File filters
Filtering files based on the way Sorcery should treat them:
fact/filter | volatiles | configs | excluded | protected |
---|
file is installed | yes | yes | yes | yes |
file is uninstalled | yes | only if unmodified (also depends on your settings) | no | no |
file's MD5 matters | no | yes | no | yes |
Currently there are system level filter files in /var/lib/sorcery
. Each line is a single pattern, each pattern is matched against a filename's full path with $INSTALL_ROOT
stripped off. A pattern such as ^/etc
matches any file in /etc
. Filter functions to filter in or out files are utilized in sorcery depending on what is required.
Here are the following filter files, again these are lists of regular expressions, one per line, a file is said to "match" if it is described by any regular expression in the filter file:
- excluded – any file matched will not be included in the install log, and thus will not be tracked (if excluded by a single spell, the files may be owned by another spell), also, not that it matters extensively, but any file matched will also not be dispelled.
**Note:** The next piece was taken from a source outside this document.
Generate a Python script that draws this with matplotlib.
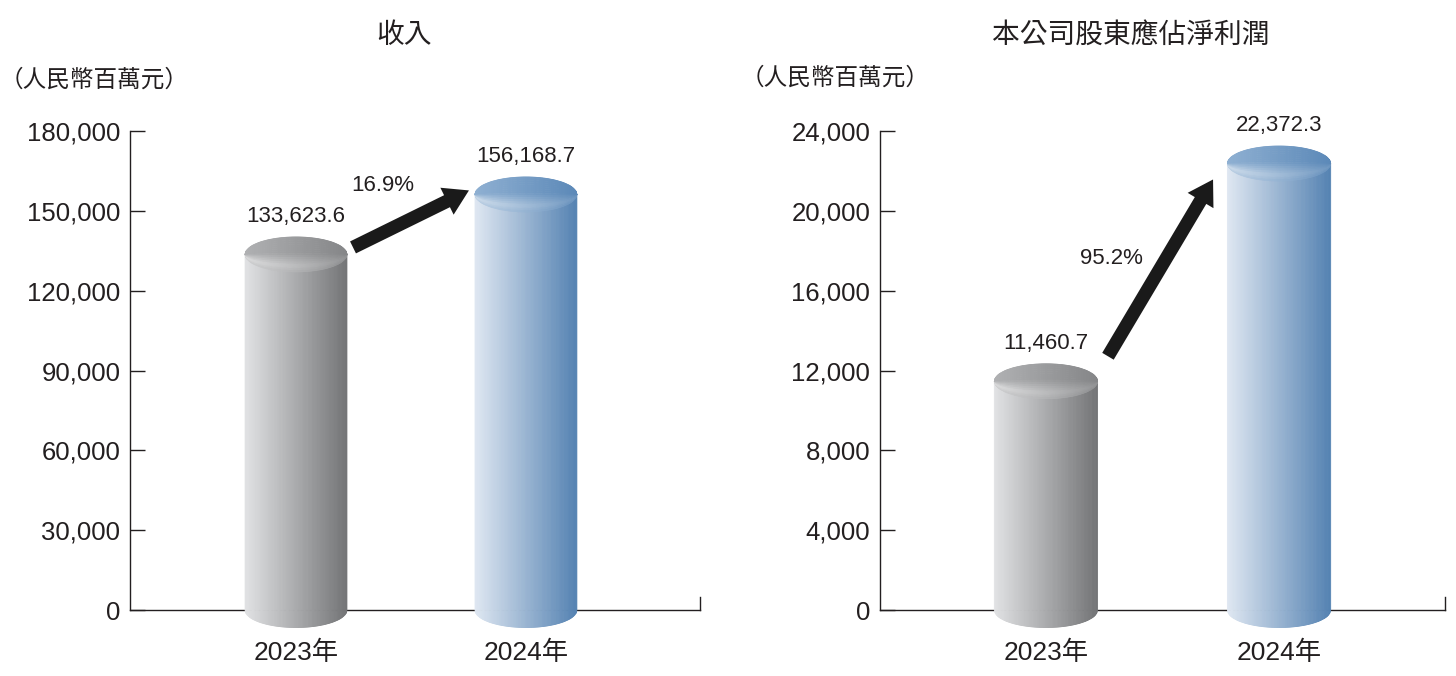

- protected – any file matched will not be dispelled under any circumstances, this means, if the spell that owns them is dispelled, these files will become aliens, use of this particular filter should be reserved for things that if accidentally removed could break the system irrecoverably, or cause sorcery or the script that is supposed to replace said file from functioning. An example of this would be "cp" or "install", why this would be an issue is left as an exercise to the reader.
- volatiles – any file matched will be ignored by
cleanse --fix
and its subsequent checks. An example would be /usr/share/info/dir
which is changed by every spell that installs an info page. - configs – this describes a file as a "configuration" file, namely, things in
/etc
that the administrator will freely modify. Another example is a hi-score file. These files will be handled specially:- on dispel, if the file is modified, the user will have the option (default to "no") to remove the file
- on resurrect, the file will not be replaced if it already exists (there may be a user query about this, but the default will be to leave the file as is unless it doesn't exist)
Some remarks about the relationship between these files:
- "volatiles" and "configs" files should probably be nearly an identical set. They're separated because it's just as easy codewise to do it this way, and it will provide greater flexibility in the future. However one has to be aware that marking a file as a config file is not sufficient for getting cleanse to ignore it and funny things might happen if you don't.
- Adding things to the
protected
/volatiles
/configs
list is useless if the file is in excluded
(it won't be tracked). - On dispel protected files are kept from being removed.
- There currently is no way to negate a pattern in the system level filter files.
Note: if you put file under the configs
, sorcery won't (and can't) stop the spell itself to overwrite its configs upon recast.